This is something that’s been sitting in my ‘to-blog-about’ list for a while now and I guess I was waiting for it to be ‘finished’ but it became clear that ‘finished’ was quite hard to define for this little project so here it goes…

### The**Premise**

Last year I was living in Bristol and part of my home security was a padlock. Four Digits, each 0-9, 10,000 combinations. My starting thought was, did it mattered how much I scrambled it? What was the security risk of say only changing one number vs the convenience of being able to open it nice and quickly each time. Now I wasn’t the only person who opened this lock each day, there were at any time something between 10 and 20 people sharing this particular access so I thought I’d find out what everyone else was doing…

From then on a began to make a note of what number I found in the lock each time I got to it. I feel it’s safe to say that I got a good cross section of times as my schedule was very irregular at the time so I wasn’t likely to always following the same people in/out on a daily basis. The only weighting I can think of that might exist in my results are toward people who come and go more regular vs someone who perhaps is a way for long periods of time but I can’t do much about that. It was important to me not to mention this to people, I didn't want to change their habits.

Over the course of perhaps 2 months I collected 52 results which I entered in to a spreadsheet which I kept stored on my phone. After 21 results the padlock was replaced with a different style padlock.
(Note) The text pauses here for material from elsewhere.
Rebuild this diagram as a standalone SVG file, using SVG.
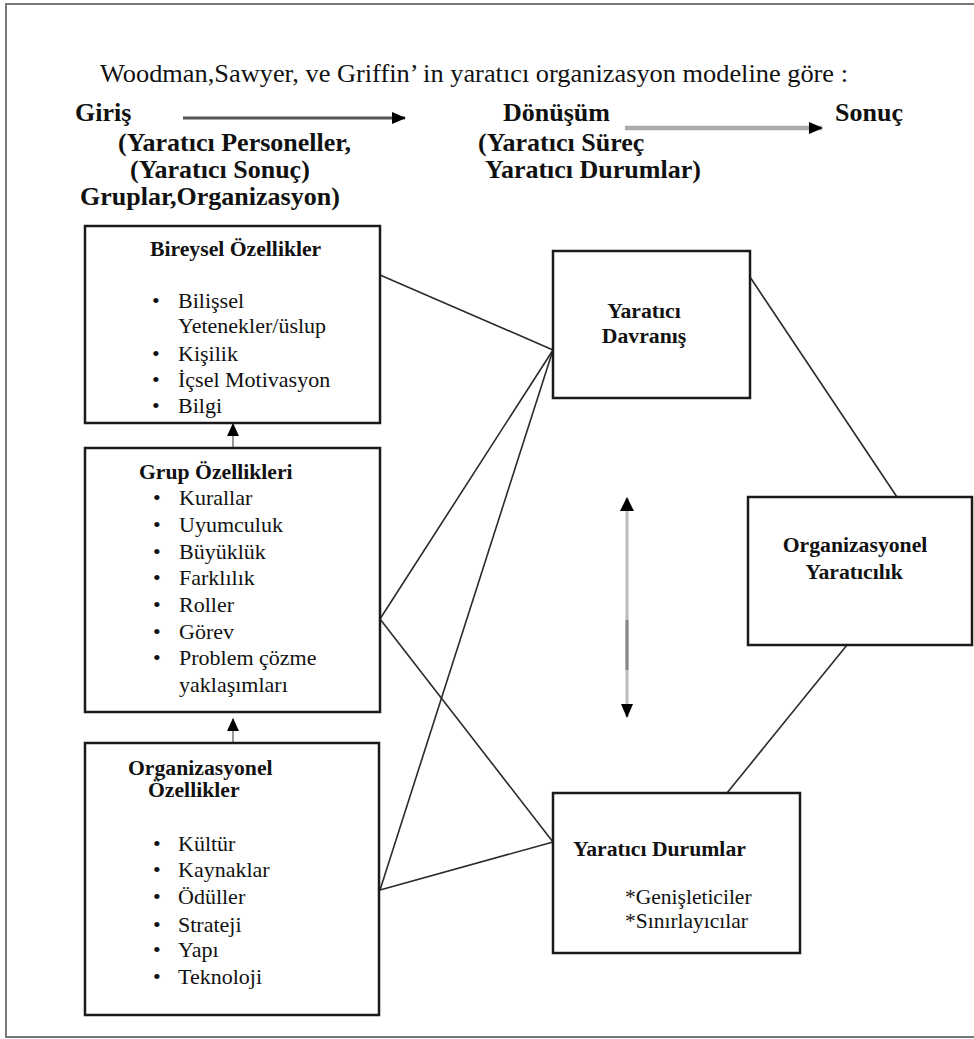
<svg xmlns="http://www.w3.org/2000/svg" width="974" height="1039" viewBox="0 0 974 1039" font-family="'Liberation Serif', 'DejaVu Serif', serif">
  <style>
    text { font-family: 'Liberation Serif', 'DejaVu Serif', serif; fill: #111; }
    .head { font-size: 26px; font-weight: bold; }
    .title { font-size: 26px; }
    .bt { font-size: 21.7px; font-weight: bold; }
    .li { font-size: 22px; }
    .box { fill: #fff; stroke: #1a1a1a; stroke-width: 2.5; }
    .link { stroke: #2a2a2a; stroke-width: 1.6; fill: none; }
    .frame { fill: none; stroke: #777; stroke-width: 2; }
  </style>
  <defs>
    <marker id="tri" markerUnits="userSpaceOnUse" markerWidth="14" markerHeight="14" viewBox="0 0 14 14" refX="13" refY="7" orient="auto">
      <path d="M0,1 L14,7 L0,13 Z" fill="#000"/>
    </marker>
    <marker id="triS" markerUnits="userSpaceOnUse" markerWidth="13" markerHeight="13" viewBox="0 0 12 12" refX="11" refY="6" orient="auto">
      <path d="M0,0.5 L12,6 L0,11.5 Z" fill="#000"/>
    </marker>
    <marker id="triStart" markerUnits="userSpaceOnUse" markerWidth="14" markerHeight="16" viewBox="0 0 14 16" refX="1" refY="8" orient="auto">
      <path d="M14,1 L0,8 L14,15 Z" fill="#000"/>
    </marker>
  </defs>

  <!-- page frame -->
  <rect class="frame" x="6" y="4" width="980" height="1033"/>

  <!-- heading -->
  <text class="title" x="100" y="82" textLength="748" lengthAdjust="spacingAndGlyphs">Woodman,Sawyer, ve Griffin’ in yaratıcı organizasyon modeline göre :</text>

  <!-- input / transformation / output header -->
  <g id="header">
    <text class="head" x="75" y="121">Giriş</text>
    <text class="head" x="118" y="151">(Yaratıcı Personeller,</text>
    <text class="head" x="130" y="178">(Yaratıcı Sonuç)</text>
    <text class="head" x="80" y="205">Gruplar,Organizasyon)</text>
    <text class="head" x="503" y="121">Dönüşüm</text>
    <text class="head" x="478" y="151">(Yaratıcı Süreç</text>
    <text class="head" x="485" y="178">Yaratıcı Durumlar)</text>
    <text class="head" x="835" y="121">Sonuç</text>
    <line x1="183" y1="118" x2="405" y2="118" stroke="#555" stroke-width="3" marker-end="url(#tri)"/>
    <line x1="625" y1="128" x2="822" y2="128" stroke="#aaa" stroke-width="4.5" marker-end="url(#tri)"/>
  </g>

  <!-- connectors -->
  <g id="connectors">
    <line class="link" x1="380" y1="275" x2="553" y2="350"/>
    <line class="link" x1="380" y1="619" x2="553" y2="350"/>
    <line class="link" x1="380" y1="619" x2="553" y2="842"/>
    <line class="link" x1="380" y1="890" x2="553" y2="350"/>
    <line class="link" x1="380" y1="890" x2="553" y2="842"/>
    <line class="link" x1="750" y1="277" x2="897" y2="497"/>
    <line class="link" x1="847" y1="645" x2="727" y2="793"/>
    <!-- upward arrows between the left boxes -->
    <line x1="233" y1="448" x2="233" y2="424" stroke="#999" stroke-width="2" marker-end="url(#triS)"/>
    <line x1="233" y1="743" x2="233" y2="719" stroke="#999" stroke-width="2" marker-end="url(#triS)"/>
    <!-- two-way arrow between behaviour and situations -->
    <line x1="627" y1="498" x2="627" y2="717" stroke="#bbb" stroke-width="3" marker-start="url(#triStart)" marker-end="url(#tri)"/>
    <line x1="627" y1="620" x2="627" y2="670" stroke="#888" stroke-width="3"/>
  </g>

  <!-- individual characteristics -->
  <g id="bireysel">
    <rect class="box" x="85" y="226" width="295" height="197"/>
    <text class="bt" x="150" y="256">Bireysel Özellikler</text>
    <g class="li">
      <text x="152" y="308">•</text><text x="178" y="308">Bilişsel</text>
      <text x="178" y="333">Yetenekler/üslup</text>
      <text x="152" y="361">•</text><text x="178" y="361">Kişilik</text>
      <text x="152" y="387">•</text><text x="178" y="387">İçsel Motivasyon</text>
      <text x="152" y="413">•</text><text x="178" y="413">Bilgi</text>
    </g>
  </g>

  <!-- group characteristics -->
  <g id="grup">
    <rect class="box" x="85" y="448" width="295" height="264"/>
    <text class="bt" x="139" y="479">Grup Özellikleri</text>
    <g class="li">
      <text x="153" y="505">•</text><text x="179" y="505">Kurallar</text>
      <text x="153" y="532">•</text><text x="179" y="532">Uyumculuk</text>
      <text x="153" y="559">•</text><text x="179" y="559">Büyüklük</text>
      <text x="153" y="585">•</text><text x="179" y="585">Farklılık</text>
      <text x="153" y="612">•</text><text x="179" y="612">Roller</text>
      <text x="153" y="639">•</text><text x="179" y="639">Görev</text>
      <text x="153" y="665">•</text><text x="179" y="665">Problem çözme</text>
      <text x="179" y="692">yaklaşımları</text>
    </g>
  </g>

  <!-- organisational characteristics -->
  <g id="organizasyonel">
    <rect class="box" x="85" y="743" width="294" height="272"/>
    <text class="bt" x="128" y="775">Organizasyonel</text>
    <text class="bt" x="148" y="797">Özellikler</text>
    <g class="li">
      <text x="153" y="851">•</text><text x="178" y="851">Kültür</text>
      <text x="153" y="877">•</text><text x="178" y="877">Kaynaklar</text>
      <text x="153" y="904">•</text><text x="178" y="904">Ödüller</text>
      <text x="153" y="932">•</text><text x="178" y="932">Strateji</text>
      <text x="153" y="957">•</text><text x="178" y="957">Yapı</text>
      <text x="153" y="984">•</text><text x="178" y="984">Teknoloji</text>
    </g>
  </g>

  <!-- creative behaviour -->
  <g id="davranis">
    <rect class="box" x="553" y="251" width="197" height="147"/>
    <text class="bt" x="644" y="318" text-anchor="middle">Yaratıcı</text>
    <text class="bt" x="644" y="343" text-anchor="middle">Davranış</text>
  </g>

  <!-- creative situations -->
  <g id="durumlar">
    <rect class="box" x="553" y="793" width="247" height="160"/>
    <text class="bt" x="573" y="856">Yaratıcı Durumlar</text>
    <text x="625" y="904" style="font-size:21.5px">*Genişleticiler</text>
    <text x="625" y="928" style="font-size:21.5px">*Sınırlayıcılar</text>
  </g>

  <!-- organisational creativity -->
  <g id="yaraticilik">
    <rect class="box" x="748" y="497" width="224" height="148"/>
    <text class="bt" x="855" y="552" text-anchor="middle">Organizasyonel</text>
    <text class="bt" x="854" y="579" text-anchor="middle">Yaratıcılık</text>
  </g>
</svg>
This gave me 2 data sets to play with

Set 1 - 21 Results, padlock #1

Set 2 - 31 Results, padlock #2

### WhatI**Did**

So the two main things I wanted to do was to take the modal score for each digit and then to find the mean. The mode was simple enough,find how much each digit occurs and find out which cropped up the most.

The mean was more tricky, just doing a standard mean calculation wasn’t going to cut it as I needed to be doing this all modulus 10 because if you twist it one place beyond 9 in this case you get 0….not 10.

So, to do this I did something that apparently is how they calculate average wind velocities. I split a circle into 10 sections, with 0 being straight up, 5 straight down and the rest spread evenly in between and then using vectors started adding arrows together.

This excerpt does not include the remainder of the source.